Stephen earned his Ph.D. in Computer Science from Carnegie Mellon University under the guidance of Peter Lee, Stephen Brookes, and John Reynolds. His thesis work centered on the use of separation logic to prove termination and other liveness properties of heap-manipulating programs. Current research interests include security and predictability of cyber-physical systems, reasoning under uncertainty, and formal aspects of privacy preservation.
Nicholas McGill Electromechanical Engineer Bresslergroup Nick McGill is an Electromechanical Engineer at Bresslergroup, a product design firm in Philadelphia. At Bresslergroup, Nick works on electronics in a range of fields - from wearables to medical devices. When he’s not capturing a schematic or routing a PCB, he’s writing firmware for embedded devices. Nick graduated from both undergraduate and Masters programs at the University of Pennsylvania in electrical, mechanical, and robotics engineering.

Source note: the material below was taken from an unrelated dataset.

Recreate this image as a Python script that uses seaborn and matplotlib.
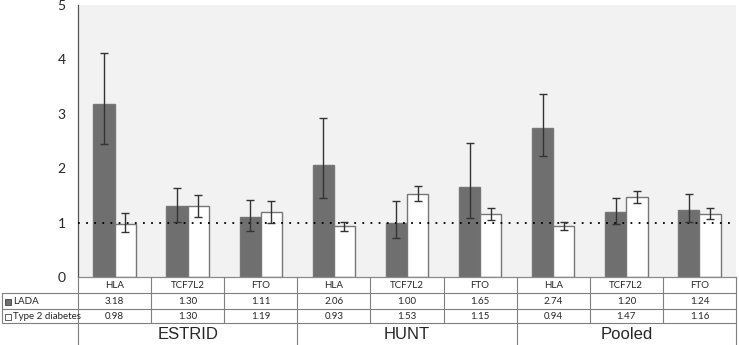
import numpy as np
import pandas as pd
import matplotlib.pyplot as plt
import seaborn as sns
from matplotlib.patches import Rectangle

# data
studies = ["ESTRID", "HUNT", "Pooled"]
genes = ["HLA", "TCF7L2", "FTO"]
lada = [3.18, 1.30, 1.11, 2.06, 1.00, 1.65, 2.74, 1.20, 1.24]
lada_lo = [2.45, 1.02, 0.85, 1.45, 0.71, 1.09, 2.23, 0.98, 1.01]
lada_hi = [4.11, 1.64, 1.42, 2.93, 1.40, 2.47, 3.36, 1.45, 1.53]
t2d = [0.98, 1.30, 1.19, 0.93, 1.53, 1.15, 0.94, 1.47, 1.16]
t2d_lo = [0.82, 1.10, 0.99, 0.85, 1.39, 1.04, 0.87, 1.36, 1.06]
t2d_hi = [1.17, 1.50, 1.39, 1.02, 1.67, 1.26, 1.02, 1.58, 1.26]
groups = ["LADA", "Type 2 diabetes"]

cols = [s + " " + g for s in studies for g in genes]
df = pd.DataFrame({
    "col": cols * 2,
    "value": lada + t2d,
    "group": [groups[0]] * 9 + [groups[1]] * 9,
})

sns.set_style("white")
plt.rcParams["font.family"] = ["Lato", "DejaVu Sans"]

W, H = 739, 345
fig = plt.figure(figsize=(W / 100, H / 100), dpi=100)
ax = fig.add_axes([78 / W, (H - 277) / H, (736 - 78) / W, (277 - 5) / H])
tab = fig.add_axes([78 / W, 0, (736 - 78) / W, (H - 277) / H], sharex=ax)

palette = {"LADA": "#6f6f6f", "Type 2 diabetes": "#ffffff"}
sns.barplot(data=df, x="col", y="value", hue="group", palette=palette,
            width=0.58, errorbar=None, edgecolor="#767676", linewidth=1.0,
            saturation=1, legend=False, ax=ax)

# error bars at the bar centres
for cont, vals, lo, hi in [(ax.containers[0], lada, lada_lo, lada_hi),
                           (ax.containers[1], t2d, t2d_lo, t2d_hi)]:
    xs = [p.get_x() + p.get_width() / 2 for p in cont]
    v = np.array(vals)
    err = [v - np.array(lo), np.array(hi) - v]
    ax.errorbar(xs, v, yerr=err, fmt="none", ecolor="#333333",
                elinewidth=1.0, capsize=3, capthick=1.0, zorder=5)

ax.axhline(1, color="black", linestyle=(0, (1, 3.5)), linewidth=1.3, zorder=4)

ax.set_facecolor("#f2f2f2")
ax.set_xlim(-0.5, 8.5)
ax.set_ylim(0, 5)
ax.set_yticks(range(6))
ax.tick_params(axis="y", direction="out", length=4, width=0.8, color="#555555",
               labelsize=10, pad=5)
ax.tick_params(axis="x", bottom=False, labelbottom=False)
ax.set_xlabel("")
ax.set_ylabel("")
for s in ["top", "right"]:
    ax.spines[s].set_visible(False)
ax.spines["left"].set_color("#555555")
ax.spines["left"].set_linewidth(0.9)
ax.spines["bottom"].set_color("#8a8a8a")
ax.spines["bottom"].set_linewidth(0.9)

# data table underneath
tab.set_ylim(H, 277)
tab.axis("off")
lc = "#7f7f7f"
left = -0.5 - 76 / 73.1
kw = dict(color=lc, linewidth=0.8, clip_on=False)
for x in np.arange(-0.5, 9.0, 1.0):
    tab.plot([x, x], [277, 323], **kw)
for y in [293, 309, 323]:
    tab.plot([left, 8.5], [y, y], **kw)
tab.plot([left, left], [293, 323], **kw)
for x in [-0.5, 2.5, 5.5, 8.5]:
    tab.plot([x, x], [323, 345], **kw)

for i, c in enumerate(cols):
    tab.text(i, 285.5, genes[i % 3], ha="center", va="center", fontsize=7)
    tab.text(i, 301.5, f"{lada[i]:.2f}", ha="center", va="center", fontsize=7)
    tab.text(i, 316.5, f"{t2d[i]:.2f}", ha="center", va="center", fontsize=7)
for j, s in enumerate(studies):
    tab.text(3 * j + 1, 334.5, s, ha="center", va="center", fontsize=12,
             family=["Liberation Sans", "DejaVu Sans"])

for y, g in [(301.5, groups[0]), (316.5, groups[1])]:
    tab.add_patch(Rectangle((left + 3 / 73.1, y - 3), 6.5 / 73.1, 6.5,
                            facecolor=palette[g], edgecolor="#444444",
                            linewidth=0.6, clip_on=False))
    tab.text(left + 11 / 73.1, y, g, ha="left", va="center", fontsize=7)

fig.savefig("out.png", dpi=100)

Paul Pazandak Research Manager Real-Time Innovations Paul leads RTI’s efforts to acquire and execute government-funded research. He also leads a team of computer scientists seeking to push the edge in the area of real-time complex distributed systems, data analytics & the Industrial Internet of Things (IoT), and security. He has participated and has led government-funded and commercially-funded military research for over 15 years.
Jesse Walker Research Director Intel Jesse Walker is a member of Intel Lab’s Security and Privacy Research, and is the research director for security and privacy in cyberphysical systems. Dr. Walker’s previous role was Intel Corporation’s chief cryptographer from 2005 through 2015. Among his contributions are the discovery of the flaws in Wi-Fi WEP and creation of its successors WPA and WPA2, creation of the theory underlying Intel’s RDRAND instruction, co-designer of the anonymous attestation algorithm in TPM 2.0 and ISO 20009, and co-designer of SHA3 finalist Skein. Dr. Walker earned a Ph.D. in mathematics from the University of Texas at Austin in 1980.